Investor base doubled since 2004, much at stake for individuals

Friday, 20 July 2012 02:42 -     - {{hitsCtrl.values.hits}}

The outcome of today’s meeting between President Mahinda Rajapaksa and capital market stakeholders is not necessarily to have an impact on a few individuals but half a million people, which is equivalent to 10% of the families in the country as per some analysts.

As at end June, there were 506,471 local individuals' accounts within the CDS and this figure is excluding number of multiple registrations sought by the same client through different participants). In comparison to 2004’s figure of 290,340, the individual investor base has almost doubled in six and half years. Within this base is a large number of small investors, which understandably is of concern to both regulators and brokers alike. Interestingly the gender balance (female:male) ratio was in favour of women on the basis of 58:42 in 2010 though it has reversed to 45:55 last year.

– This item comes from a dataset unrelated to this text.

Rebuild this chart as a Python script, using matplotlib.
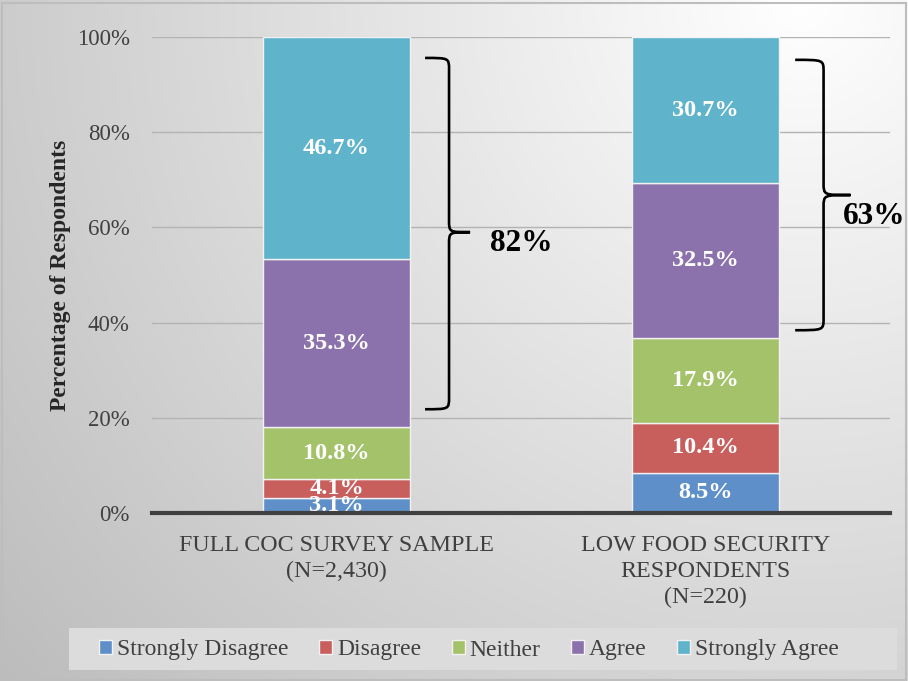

The number of local companies investing in the market too has also doubled from 3,720 in 2004 to 7,615. The base of foreign individuals too has doubled from 2,044 to 4,017 by end June whilst foreign companies numbered 4,213, up from 3,047, rounding up the total operational CDS accounts to 685,728.

Experts have pointed out that though the investor base has crossed the half a million mark, the number of active investors are not high whilst some hadn’t traded for years.

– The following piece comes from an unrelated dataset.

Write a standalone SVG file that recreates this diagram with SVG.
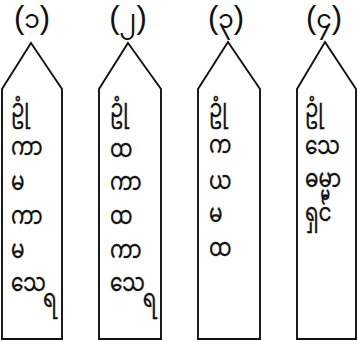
<svg xmlns="http://www.w3.org/2000/svg" width="358" height="341" viewBox="0 0 358 341">
<style>
.box{fill:#fff;stroke:#111;stroke-width:1.9;stroke-linejoin:miter}
.lbl{font-family:'Liberation Sans','Noto Sans Myanmar',sans-serif;font-size:31px;fill:#111;text-anchor:middle}
.dg{font-size:25px}
.my{font-family:'Noto Sans Myanmar','Padauk',sans-serif;font-size:25px;fill:#111;stroke:#111;stroke-width:0.35}
</style>
<rect width="358" height="341" fill="#fff"/>
<g id="connectors"/>
<g id="node1">
<polygon class="box" points="31,43 62,89 62,339 2,339 2,89"/>
<text class="lbl" x="32" y="28">(<tspan class="dg">၁</tspan>)</text>
<g class="my" transform="translate(11,0) scale(0.8,1)">
<text x="0" y="117">ဥုံ</text>
<text x="0" y="155">ကာ</text>
<text x="0" y="190">မ</text>
<text x="0" y="224">ကာ</text>
<text x="0" y="258">မ</text>
<text x="0" y="291">သေ</text>
<text x="40" y="307">ရ</text>
</g>
</g>
<g id="node2">
<polygon class="box" points="128,43 161,89 161,339 99,339 99,89"/>
<text class="lbl" x="128" y="28">(<tspan class="dg">၂</tspan>)</text>
<g class="my" transform="translate(110,0) scale(0.8,1)">
<text x="0" y="117">ဥုံ</text>
<text x="0" y="157">ထ</text>
<text x="0" y="190">ကာ</text>
<text x="0" y="224">ထ</text>
<text x="0" y="258">ကာ</text>
<text x="0" y="291">သေ</text>
<text x="41" y="307">ရ</text>
</g>
</g>
<g id="node3">
<polygon class="box" points="228,42 260,89 260,339 198,339 198,89"/>
<text class="lbl" x="226" y="28">(<tspan class="dg">၃</tspan>)</text>
<g class="my" transform="translate(209,0) scale(0.8,1)">
<text x="0" y="117">ဥုံ</text>
<text x="0" y="153">က</text>
<text x="0" y="189">ယ</text>
<text x="0" y="222">မ</text>
<text x="0" y="256">ထ</text>
</g>
</g>
<g id="node4">
<polygon class="box" points="325,42 356,89 356,339 297,339 297,89"/>
<text class="lbl" x="324" y="28">(<tspan class="dg">၄</tspan>)</text>
<g class="my" transform="translate(305,0) scale(0.8,1)">
<text x="0" y="117">ဥုံ</text>
<text x="0" y="154">သေ</text>
<text x="0" y="187">ဓမ္မာ</text>
<text x="0" y="221">ရှင်</text>
</g>
</g>
</svg>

The Colombo Stock Brokers Association has maintained that the CSE and SEC should work closely with the broking industry to make the market popular among the masses given the Government’s efforts to steer the economy to double digit growth and doubling of per capita income harnessing the unprecedented opportunity following the end of the war three years ago.

After two bull runs in 2009 and 2010 rocketing Colombo as world’s best performing market, CSE dipped by 8.5% last year and so far by 20% in 2012, evoking mixed emotions and reactions as to the merits and demerits as well as the causes for the current state of affairs of capital market.

There is consensus that an inclusive and a united approach by all stakeholders is key to make capital market vibrant on a sustainable basis devoid of extreme actions both on the part of some investors and regulators.